* **Stated problem**
Where the string "this" occurs in the material below, report the whole line.

* **Rows from a dataset of charts and code**
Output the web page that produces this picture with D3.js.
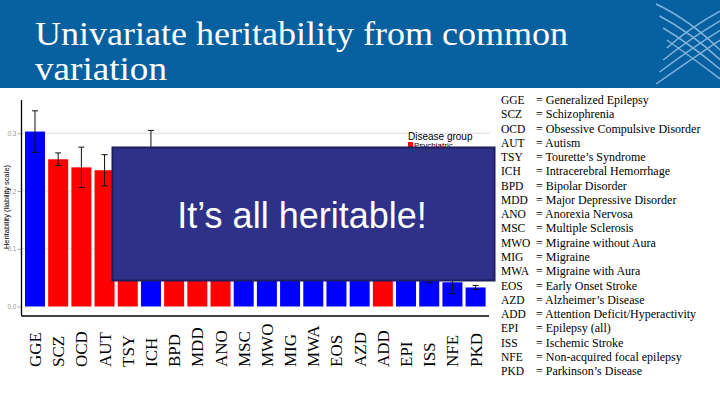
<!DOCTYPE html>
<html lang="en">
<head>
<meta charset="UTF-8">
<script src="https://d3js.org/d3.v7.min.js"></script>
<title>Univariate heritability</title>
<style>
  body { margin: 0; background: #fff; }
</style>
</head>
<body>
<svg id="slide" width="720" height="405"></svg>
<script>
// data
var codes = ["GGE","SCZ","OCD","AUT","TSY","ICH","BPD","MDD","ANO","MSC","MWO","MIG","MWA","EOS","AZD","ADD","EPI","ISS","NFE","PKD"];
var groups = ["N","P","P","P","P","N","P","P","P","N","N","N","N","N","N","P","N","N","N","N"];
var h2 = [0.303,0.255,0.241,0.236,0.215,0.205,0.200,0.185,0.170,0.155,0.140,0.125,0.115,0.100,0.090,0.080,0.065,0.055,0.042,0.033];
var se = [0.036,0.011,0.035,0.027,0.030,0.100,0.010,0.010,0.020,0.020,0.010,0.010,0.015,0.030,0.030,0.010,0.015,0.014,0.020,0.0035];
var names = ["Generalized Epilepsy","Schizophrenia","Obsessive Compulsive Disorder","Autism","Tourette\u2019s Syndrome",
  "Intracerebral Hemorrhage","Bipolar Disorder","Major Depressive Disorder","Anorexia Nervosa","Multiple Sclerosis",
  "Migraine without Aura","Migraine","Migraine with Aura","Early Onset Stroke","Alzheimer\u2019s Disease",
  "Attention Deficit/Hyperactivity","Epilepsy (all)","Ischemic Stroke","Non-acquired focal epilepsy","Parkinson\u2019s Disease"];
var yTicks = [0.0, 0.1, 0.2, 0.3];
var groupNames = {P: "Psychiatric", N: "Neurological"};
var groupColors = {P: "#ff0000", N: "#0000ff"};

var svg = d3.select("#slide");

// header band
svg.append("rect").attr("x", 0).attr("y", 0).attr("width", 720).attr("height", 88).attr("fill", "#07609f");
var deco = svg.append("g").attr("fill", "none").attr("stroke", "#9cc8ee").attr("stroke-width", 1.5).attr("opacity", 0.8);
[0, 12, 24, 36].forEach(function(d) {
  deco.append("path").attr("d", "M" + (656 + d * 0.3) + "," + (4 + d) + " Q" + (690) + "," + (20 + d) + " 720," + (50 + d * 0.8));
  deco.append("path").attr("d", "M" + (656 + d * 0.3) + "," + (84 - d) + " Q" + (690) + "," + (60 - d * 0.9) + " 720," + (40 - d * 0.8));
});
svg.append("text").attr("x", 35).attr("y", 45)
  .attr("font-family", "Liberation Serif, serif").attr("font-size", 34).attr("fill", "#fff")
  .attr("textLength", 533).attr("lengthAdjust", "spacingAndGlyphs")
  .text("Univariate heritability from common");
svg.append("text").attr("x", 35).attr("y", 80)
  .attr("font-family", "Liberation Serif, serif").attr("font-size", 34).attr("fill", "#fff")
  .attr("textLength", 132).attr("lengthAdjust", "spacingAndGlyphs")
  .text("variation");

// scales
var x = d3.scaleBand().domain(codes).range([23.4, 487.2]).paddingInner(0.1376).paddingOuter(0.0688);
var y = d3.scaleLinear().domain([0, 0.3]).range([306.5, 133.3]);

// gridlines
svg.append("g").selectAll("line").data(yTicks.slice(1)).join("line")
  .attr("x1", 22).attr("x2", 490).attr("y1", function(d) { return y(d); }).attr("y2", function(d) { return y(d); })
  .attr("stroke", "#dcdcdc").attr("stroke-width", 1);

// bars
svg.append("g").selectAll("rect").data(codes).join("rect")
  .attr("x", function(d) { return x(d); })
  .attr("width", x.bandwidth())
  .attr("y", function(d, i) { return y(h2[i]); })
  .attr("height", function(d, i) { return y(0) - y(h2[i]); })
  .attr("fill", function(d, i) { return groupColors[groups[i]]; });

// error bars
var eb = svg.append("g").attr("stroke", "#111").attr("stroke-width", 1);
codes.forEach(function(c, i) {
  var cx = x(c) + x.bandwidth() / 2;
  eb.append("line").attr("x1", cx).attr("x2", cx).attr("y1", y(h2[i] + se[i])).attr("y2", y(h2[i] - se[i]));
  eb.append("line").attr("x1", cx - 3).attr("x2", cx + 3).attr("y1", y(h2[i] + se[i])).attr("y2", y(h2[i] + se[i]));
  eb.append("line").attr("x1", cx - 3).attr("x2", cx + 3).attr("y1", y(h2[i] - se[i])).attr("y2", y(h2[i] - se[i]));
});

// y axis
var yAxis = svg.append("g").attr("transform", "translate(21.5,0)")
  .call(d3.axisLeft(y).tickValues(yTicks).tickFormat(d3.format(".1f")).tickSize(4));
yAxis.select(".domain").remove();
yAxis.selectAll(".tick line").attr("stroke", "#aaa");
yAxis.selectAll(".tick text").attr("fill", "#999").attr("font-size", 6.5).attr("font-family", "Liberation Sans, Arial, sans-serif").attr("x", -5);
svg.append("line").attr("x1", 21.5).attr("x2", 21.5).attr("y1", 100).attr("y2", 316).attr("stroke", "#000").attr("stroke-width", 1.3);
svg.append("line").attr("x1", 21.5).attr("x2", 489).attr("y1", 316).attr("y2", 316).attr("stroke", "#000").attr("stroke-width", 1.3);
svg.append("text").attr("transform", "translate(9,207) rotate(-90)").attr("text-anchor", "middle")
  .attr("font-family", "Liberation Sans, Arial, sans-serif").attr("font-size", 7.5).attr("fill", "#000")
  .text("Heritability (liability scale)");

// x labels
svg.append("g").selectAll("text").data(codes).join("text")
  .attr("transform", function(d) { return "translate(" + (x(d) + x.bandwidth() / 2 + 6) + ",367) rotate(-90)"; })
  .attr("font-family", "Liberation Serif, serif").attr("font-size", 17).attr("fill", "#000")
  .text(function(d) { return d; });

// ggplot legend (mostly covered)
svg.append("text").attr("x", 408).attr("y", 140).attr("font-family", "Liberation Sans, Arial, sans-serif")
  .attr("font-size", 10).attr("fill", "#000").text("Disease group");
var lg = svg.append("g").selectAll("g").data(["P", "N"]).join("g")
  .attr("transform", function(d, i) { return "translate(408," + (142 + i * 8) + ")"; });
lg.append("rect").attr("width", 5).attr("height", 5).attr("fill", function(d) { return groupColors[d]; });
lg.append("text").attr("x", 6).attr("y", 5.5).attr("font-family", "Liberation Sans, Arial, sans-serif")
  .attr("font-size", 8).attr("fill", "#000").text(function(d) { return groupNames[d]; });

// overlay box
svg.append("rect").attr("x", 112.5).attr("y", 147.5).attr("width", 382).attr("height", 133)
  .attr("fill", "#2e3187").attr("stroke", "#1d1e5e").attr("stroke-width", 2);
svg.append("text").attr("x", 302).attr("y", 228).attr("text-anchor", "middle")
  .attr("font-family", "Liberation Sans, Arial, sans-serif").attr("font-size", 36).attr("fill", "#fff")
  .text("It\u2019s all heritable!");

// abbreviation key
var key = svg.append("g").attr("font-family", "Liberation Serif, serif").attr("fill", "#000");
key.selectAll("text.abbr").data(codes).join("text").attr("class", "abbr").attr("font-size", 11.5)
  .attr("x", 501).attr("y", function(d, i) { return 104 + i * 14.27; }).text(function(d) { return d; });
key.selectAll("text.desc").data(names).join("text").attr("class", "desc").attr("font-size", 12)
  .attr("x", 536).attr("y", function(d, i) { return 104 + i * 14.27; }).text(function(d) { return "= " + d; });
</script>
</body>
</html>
==
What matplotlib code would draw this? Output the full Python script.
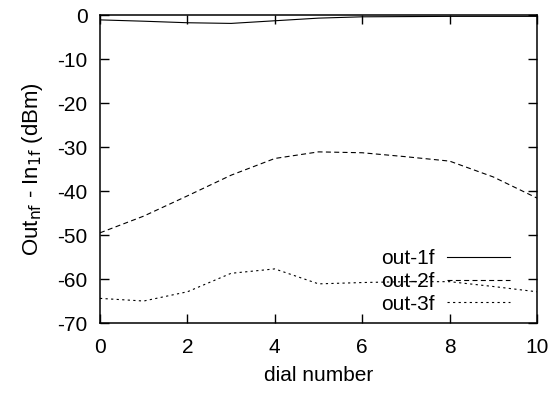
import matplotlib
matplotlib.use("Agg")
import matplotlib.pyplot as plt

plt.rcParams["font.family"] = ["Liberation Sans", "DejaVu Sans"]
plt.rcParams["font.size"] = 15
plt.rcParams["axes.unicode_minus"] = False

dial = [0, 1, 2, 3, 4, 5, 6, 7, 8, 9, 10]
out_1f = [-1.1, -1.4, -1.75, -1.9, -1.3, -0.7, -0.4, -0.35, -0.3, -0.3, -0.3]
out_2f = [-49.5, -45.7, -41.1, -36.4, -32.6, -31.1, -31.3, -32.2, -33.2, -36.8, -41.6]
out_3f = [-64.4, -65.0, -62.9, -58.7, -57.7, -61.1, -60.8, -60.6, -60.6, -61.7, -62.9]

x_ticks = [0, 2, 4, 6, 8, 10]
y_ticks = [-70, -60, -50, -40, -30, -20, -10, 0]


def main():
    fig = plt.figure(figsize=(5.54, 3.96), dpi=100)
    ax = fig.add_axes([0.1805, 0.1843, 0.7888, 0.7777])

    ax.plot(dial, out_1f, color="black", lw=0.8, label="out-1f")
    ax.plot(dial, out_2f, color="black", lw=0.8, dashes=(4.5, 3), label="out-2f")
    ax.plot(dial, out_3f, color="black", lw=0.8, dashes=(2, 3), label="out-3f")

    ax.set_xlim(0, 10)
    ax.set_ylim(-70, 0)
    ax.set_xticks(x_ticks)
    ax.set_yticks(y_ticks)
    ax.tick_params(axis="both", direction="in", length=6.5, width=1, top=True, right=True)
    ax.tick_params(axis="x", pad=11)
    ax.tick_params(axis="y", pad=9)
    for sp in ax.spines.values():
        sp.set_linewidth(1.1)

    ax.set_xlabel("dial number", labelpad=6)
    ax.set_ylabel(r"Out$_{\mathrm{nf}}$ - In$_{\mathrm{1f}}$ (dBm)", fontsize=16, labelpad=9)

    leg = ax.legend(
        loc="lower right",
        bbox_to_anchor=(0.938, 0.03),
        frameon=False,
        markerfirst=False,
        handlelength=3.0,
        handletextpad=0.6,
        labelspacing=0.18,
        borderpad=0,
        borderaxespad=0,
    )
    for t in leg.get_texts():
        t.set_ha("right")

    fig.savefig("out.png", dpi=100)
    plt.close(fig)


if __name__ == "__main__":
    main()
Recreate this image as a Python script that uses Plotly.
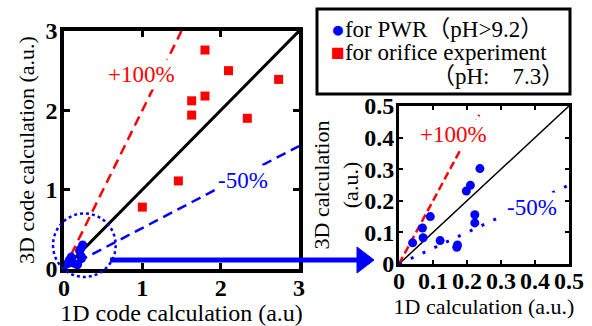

* **Solution to the exercise**
Output the web page that produces this picture with D3.js.
What matplotlib code would draw this? Output the full Python script.
Recreate this image as a Python script that uses Plotly.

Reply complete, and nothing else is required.